The bank of mum and dad must come with rules

We hear a lot about the bank of mum and dad being the answer to buying your first home when lenders refuse to talk to you without a sizable deposit. Indeed parents can often help their children take their fist steps on to the property ladder giving then significant advantage over other first home buyers.

However there are some risks with this mode of finance especially for the parents and first rules need to be established around how the parental contribution will be documented, secured and when it will be repaid.

Documenting the parental loan/gift

You may wish to lend your child some or all of the necessary deposit to purchase their first property. Some parents are able and wiling to gift such a deposit, but may wish to place some conditions on this gift. It does not matter how you decide to proceed, documenting your wishes using the services of a solicitor is a good idea. At the same time seek professional advice as to how to assist the child without putting your own assets in jeopardy.

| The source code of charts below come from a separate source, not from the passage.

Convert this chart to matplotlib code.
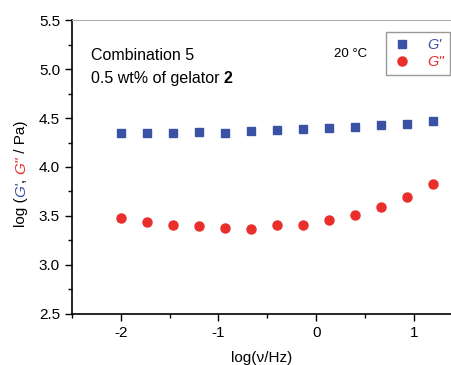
import matplotlib.pyplot as plt
from matplotlib.ticker import MultipleLocator

plt.rcParams['font.family'] = ['Liberation Sans', 'DejaVu Sans']
plt.rcParams['axes.unicode_minus'] = False

# log(frequency / Hz)
log_freq = [-2.0, -1.733, -1.467, -1.2, -0.933, -0.667, -0.4,
            -0.133, 0.133, 0.4, 0.667, 0.933, 1.2]
# log G' and log G'' (Pa)
log_g1 = [4.35, 4.35, 4.35, 4.36, 4.35, 4.367, 4.378,
          4.388, 4.398, 4.408, 4.43, 4.44, 4.466]
log_g2 = [3.483, 3.436, 3.41, 3.398, 3.377, 3.37, 3.41,
          3.408, 3.462, 3.513, 3.588, 3.697, 3.83]

blue = '#3a52a6'
red = '#ea2e2c'
ital = ['Liberation Sans']

fig = plt.figure(figsize=(4.52, 3.65), dpi=100)
ax = fig.add_axes([0.159, 0.140, 0.841, 0.805])

ax.plot(log_freq, log_g1, 's', color=blue, ms=5.5, label="G'")
ax.plot(log_freq, log_g2, 'o', color=red, ms=6.5, label="G''")

ax.set_xlim(-2.5, 1.39)
ax.set_ylim(2.5, 5.5)
ax.xaxis.set_major_locator(MultipleLocator(1))
ax.xaxis.set_minor_locator(MultipleLocator(0.5))
ax.yaxis.set_major_locator(MultipleLocator(0.5))
ax.yaxis.set_minor_locator(MultipleLocator(0.25))
ax.yaxis.set_major_formatter(plt.FormatStrFormatter('%.1f'))
ax.tick_params(which='both', direction='out', labelsize=11, width=1)
ax.tick_params(which='major', length=5)
ax.tick_params(which='minor', length=3)
ax.tick_params(axis='y', which='both', right=False)
ax.tick_params(axis='x', which='both', top=False)
ax.spines['right'].set_visible(False)
ax.spines['top'].set_color('#b0b0b0')
ax.spines['left'].set_linewidth(1.2)
ax.spines['bottom'].set_linewidth(1.2)

ax.set_xlabel('log(ν/Hz)', fontsize=11, labelpad=8)

# multicoloured y label built from pieces
pieces = [('log (', 'black', 'normal'), ("G'", blue, 'italic'),
          (', ', 'black', 'normal'), ("G''", red, 'italic'),
          (' / Pa)', 'black', 'normal')]
prev = fig.text(0.046, 0.378, pieces[0][0], rotation=90, fontsize=11,
                ha='center', va='bottom', color=pieces[0][1])
for s, c, st in pieces[1:]:
    prev = ax.annotate(s, xy=(0.5, 1), xycoords=prev, ha='center', va='bottom',
                       rotation=90, fontsize=11, color=c, style=st,
                       family=ital, annotation_clip=False)

ax.text(0.05, 0.88, 'Combination 5', transform=ax.transAxes, fontsize=11.5,
        va='center')
t = ax.text(0.05, 0.80, '0.5 wt% of gelator', transform=ax.transAxes,
            fontsize=11.5, va='center')
ax.annotate('2', xy=(1, 0.5), xycoords=t, xytext=(3, 0),
            textcoords='offset points', fontsize=11.5, va='center',
            fontweight='bold', annotation_clip=False)
ax.text(0.69, 0.885, '20 °C', transform=ax.transAxes, fontsize=9.5,
        va='center')

leg = ax.legend(loc='upper right', bbox_to_anchor=(0.994, 0.96), fontsize=10.5,
                fancybox=False, edgecolor='#808080', borderpad=0.4,
                borderaxespad=0, handletextpad=1.0, labelspacing=0.25,
                handlelength=1.4)
leg.get_frame().set_linewidth(1)
for t, c in zip(leg.get_texts(), [blue, red]):
    t.set_color(c)
    t.set_style('italic')
    t.set_family(ital)

fig.savefig('out.png', dpi=100)
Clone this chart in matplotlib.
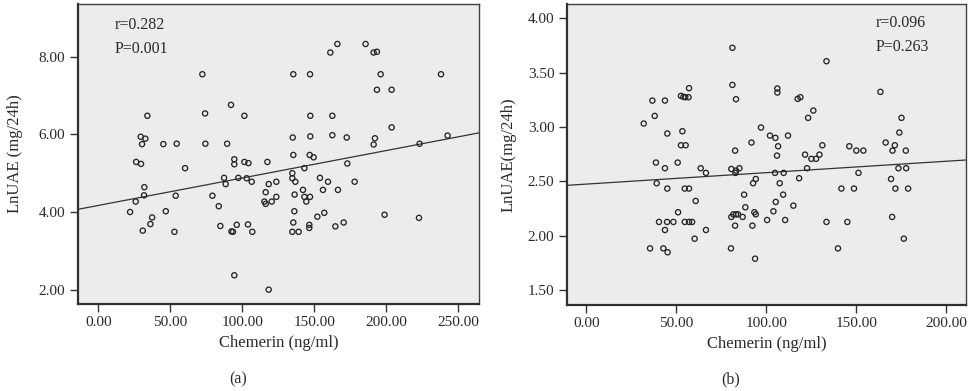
import matplotlib
matplotlib.use("Agg")
import matplotlib.pyplot as plt
import numpy as np

# ---------------- data: panel (a) ----------------
chem_a = [72.2, 135.4, 147.0, 166.0, 161.1, 185.6, 191.2, 193.5, 196.1, 193.5,
          203.7, 238.0, 203.7, 92.1, 74.1, 101.4, 34.0, 147.2, 162.5, 29.4,
          32.6, 30.3, 45.1, 54.4, 74.3, 89.4, 135.0, 147.2, 162.5, 172.5,
          192.1, 191.2, 223.1, 242.6, 26.2, 29.6, 60.2, 94.4, 94.4, 101.4,
          104.2, 117.4, 135.4, 146.8, 149.5, 143.1, 172.9, 134.7, 134.7, 136.8,
          153.9, 159.5, 178.0, 87.3, 88.4, 97.2, 103.0, 106.5, 118.3, 123.6,
          31.9, 25.9, 31.7, 53.7, 79.2, 83.6, 116.2, 115.3, 116.2, 120.4,
          123.6, 136.3, 142.1, 143.1, 144.4, 147.0, 156.0, 166.4, 22.0, 37.3,
          36.1, 30.8, 46.8, 52.8, 84.7, 92.4, 93.5, 96.1, 103.9, 106.9,
          136.1, 135.4, 134.7, 139.1, 146.5, 146.5, 156.9, 152.1, 164.6, 170.4,
          198.8, 222.7, 94.4, 118.3]
uae_a = [7.55, 7.55, 7.55, 8.33, 8.11, 8.33, 8.11, 8.13, 7.55, 7.15,
         7.15, 7.55, 6.18, 6.76, 6.54, 6.48, 6.48, 6.48, 6.48, 5.94,
         5.89, 5.75, 5.75, 5.76, 5.76, 5.76, 5.92, 5.95, 5.98, 5.92,
         5.90, 5.74, 5.76, 5.97, 5.29, 5.24, 5.13, 5.36, 5.23, 5.29,
         5.26, 5.29, 5.47, 5.47, 5.41, 5.13, 5.25, 5.00, 4.87, 4.78,
         4.88, 4.78, 4.78, 4.88, 4.72, 4.88, 4.87, 4.78, 4.72, 4.78,
         4.64, 4.27, 4.43, 4.42, 4.42, 4.15, 4.51, 4.27, 4.21, 4.27,
         4.39, 4.45, 4.57, 4.39, 4.27, 4.39, 4.57, 4.57, 4.00, 3.86,
         3.69, 3.52, 4.02, 3.49, 3.64, 3.50, 3.49, 3.67, 3.68, 3.49,
         4.02, 3.73, 3.49, 3.49, 3.67, 3.59, 3.98, 3.88, 3.63, 3.73,
         3.93, 3.85, 2.37, 2.00]
fit_a = (4.17, 0.00707)          # intercept, slope
stats_a = ["r=0.282", "P=0.001"]

# ---------------- data: panel (b) ----------------
chem_b = [81.2, 133.5, 81.2, 57.1, 83.2, 106.2, 106.2, 117.5, 119.0, 163.5,
          36.7, 43.7, 52.6, 54.0, 55.0, 56.8, 31.9, 38.0, 126.2, 123.3,
          175.2, 45.0, 53.4, 97.1, 102.1, 105.1, 112.1, 174.0, 91.8, 52.6,
          55.2, 82.7, 106.6, 131.2, 146.2, 150.1, 154.0, 166.4, 170.2, 171.5,
          177.6, 38.7, 50.8, 106.0, 121.6, 125.1, 127.7, 129.6, 43.7, 63.6,
          66.5, 80.6, 82.9, 83.2, 85.1, 104.9, 109.7, 122.7, 151.3, 173.5,
          177.8, 39.1, 45.0, 54.7, 57.1, 92.7, 94.2, 107.5, 118.3, 169.4,
          141.8, 148.8, 171.8, 178.9, 60.8, 87.7, 109.4, 105.3, 88.4, 115.1,
          104.0, 51.0, 40.4, 44.9, 48.4, 54.7, 57.1, 58.8, 80.6, 81.7,
          83.2, 84.3, 86.9, 93.4, 94.2, 100.5, 110.5, 82.7, 92.3, 133.5,
          145.1, 170.0, 43.7, 66.5, 60.2, 176.5, 35.4, 42.8, 45.2, 80.4,
          139.9, 93.8]
uae_b = [3.727, 3.604, 3.386, 3.356, 3.255, 3.353, 3.316, 3.258, 3.273, 3.322,
         3.242, 3.242, 3.285, 3.276, 3.273, 3.273, 3.031, 3.101, 3.150, 3.083,
         3.083, 2.939, 2.960, 2.994, 2.920, 2.899, 2.920, 2.948, 2.856, 2.831,
         2.831, 2.782, 2.822, 2.831, 2.822, 2.782, 2.782, 2.856, 2.782, 2.831,
         2.782, 2.672, 2.672, 2.736, 2.745, 2.706, 2.706, 2.745, 2.620, 2.620,
         2.577, 2.613, 2.577, 2.598, 2.620, 2.577, 2.577, 2.620, 2.577, 2.620,
         2.620, 2.482, 2.433, 2.433, 2.433, 2.482, 2.521, 2.482, 2.528, 2.521,
         2.433, 2.433, 2.433, 2.433, 2.319, 2.377, 2.377, 2.310, 2.261, 2.276,
         2.224, 2.215, 2.126, 2.126, 2.126, 2.126, 2.126, 2.126, 2.172, 2.196,
         2.196, 2.196, 2.172, 2.215, 2.196, 2.144, 2.144, 2.092, 2.092, 2.126,
         2.126, 2.172, 2.052, 2.052, 1.972, 1.972, 1.883, 1.883, 1.847, 1.883,
         1.883, 1.788]
fit_b = (2.474, 0.00105)
stats_b = ["r=0.096", "P=0.263"]

xticks_a = [0, 50, 100, 150, 200, 250]
yticks_a = [2, 4, 6, 8]
xticks_b = [0, 50, 100, 150, 200]
yticks_b = [1.5, 2.0, 2.5, 3.0, 3.5, 4.0]

# ---------------- figure ----------------
plt.rcParams['font.family'] = ['Liberation Serif', 'DejaVu Serif']
W, H = 975, 391
fig = plt.figure(figsize=(W / 100, H / 100), dpi=100)

TXT = '#2a2a2a'

def px_axes(l, t, r, b):
    return fig.add_axes([l / W, 1 - b / H, (r - l) / W, (b - t) / H])

def style(ax, xt, yt, xlim, ylim, ylabel, ypad):
    ax.set_facecolor('#ececec')
    ax.set_xlim(*xlim)
    ax.set_ylim(*ylim)
    ax.set_xticks(xt)
    ax.set_yticks(yt)
    ax.set_xticklabels([f"{v:.2f}" for v in xt])
    ax.set_yticklabels([f"{v:.2f}" for v in yt])
    ax.tick_params(direction='out', length=6, width=1, colors='#333333',
                   labelsize=11, labelcolor=TXT, pad=3)
    for s in ('left', 'bottom'):
        ax.spines[s].set_linewidth(1.6)
        ax.spines[s].set_color('#303030')
    for s in ('top', 'right'):
        ax.spines[s].set_linewidth(1.0)
        ax.spines[s].set_color('#404040')
    ax.set_xlabel('Chemerin (ng/ml)', fontsize=12, color=TXT, labelpad=4)
    ax.set_ylabel(ylabel, fontsize=12, color=TXT, labelpad=ypad)

# panel (a)
ax1 = px_axes(77.7, 4, 479, 304)
style(ax1, xticks_a, yticks_a, (-14.4, 264.4), (1.63, 9.36), 'LnUAE (mg/24h)', 11)
ax1.scatter(chem_a, uae_a, s=14, facecolors='none', edgecolors='#262626',
            linewidths=0.95, zorder=3)
ax1.axline((0, fit_a[0]), slope=fit_a[1], color='#333333', lw=0.9, zorder=2)
ax1.text(0.093, 0.93, stats_a[0], transform=ax1.transAxes, fontsize=11.5,
         color=TXT, va='center', ha='left')
ax1.text(0.093, 0.849, stats_a[1], transform=ax1.transAxes, fontsize=11.5,
         color=TXT, va='center', ha='left')

# panel (b)
ax2 = px_axes(567, 4, 965.7, 304.7)
style(ax2, xticks_b, yticks_b, (-10.75, 210.9), (1.365, 4.13), 'LnUAE(mg/24h)', 8)
ax2.scatter(chem_b, uae_b, s=14, facecolors='none', edgecolors='#262626',
            linewidths=0.95, zorder=3)
ax2.axline((0, fit_b[0]), slope=fit_b[1], color='#333333', lw=0.9, zorder=2)
ax2.text(0.775, 0.936, stats_b[0], transform=ax2.transAxes, fontsize=11.5,
         color=TXT, va='center', ha='left')
ax2.text(0.775, 0.858, stats_b[1], transform=ax2.transAxes, fontsize=11.5,
         color=TXT, va='center', ha='left')

fig.text(238 / W, 1 - 379 / H, '(a)', fontsize=11.5, color=TXT, ha='center', va='center')
fig.text(730.7 / W, 1 - 379 / H, '(b)', fontsize=11.5, color=TXT, ha='center', va='center')

fig.savefig('out.png', dpi=100)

The money may not be physically available but rather is offered in the form of supplementary equity from the parental family home. Every family will have their own vision as to what they are prepared to offer and on what terms. Failing to document this transaction creates unreasonable risk for the parents and is not a good idea.

Even in the case that the money is a gift an not a loan – you may not wish to offer the gift unless the child agrees to hold the property for at least 5 or 10 years. Parents can be very disappointed to find that after they gift their hard earned money to a child, they live in the house for a year or two, and then sell at the wrong time resulting in a loss of the gifted deposit. To ensure your money is not lost make sure you establish the rules before paying the money over.

Securing the money lent

If the money is a loan, you may need to agree that you will be allowed to place  caveat on the property or a second mortgage to stop the child from transacting with the property and not repaying your loan. Remember that people’s circumstances change over time. If you fail to secure your position right from the start – later may be too late.

If lent, how and when will the money be repaid

Parents should establish to rules with respect to the money lent. What interest if any is to be paid? When is the loan to be repaid? This needs to be set out in a document put together by a solicitor. Many parents would be uncomfortable signing a formal loan contract with their child. However things can go wrong. There can be new marriages, divorces, children, or simply a loss of employment and even bankruptcy. To make sure that you do not lose the money lent, it is important that the rules around the loan are formally documented.

Parents who confuse love and devotion towards their children with financial security can find themselves loosing a lot of money with no way of recovering their losses. Prudent behavior from the outset can save everyone a lot of heartache.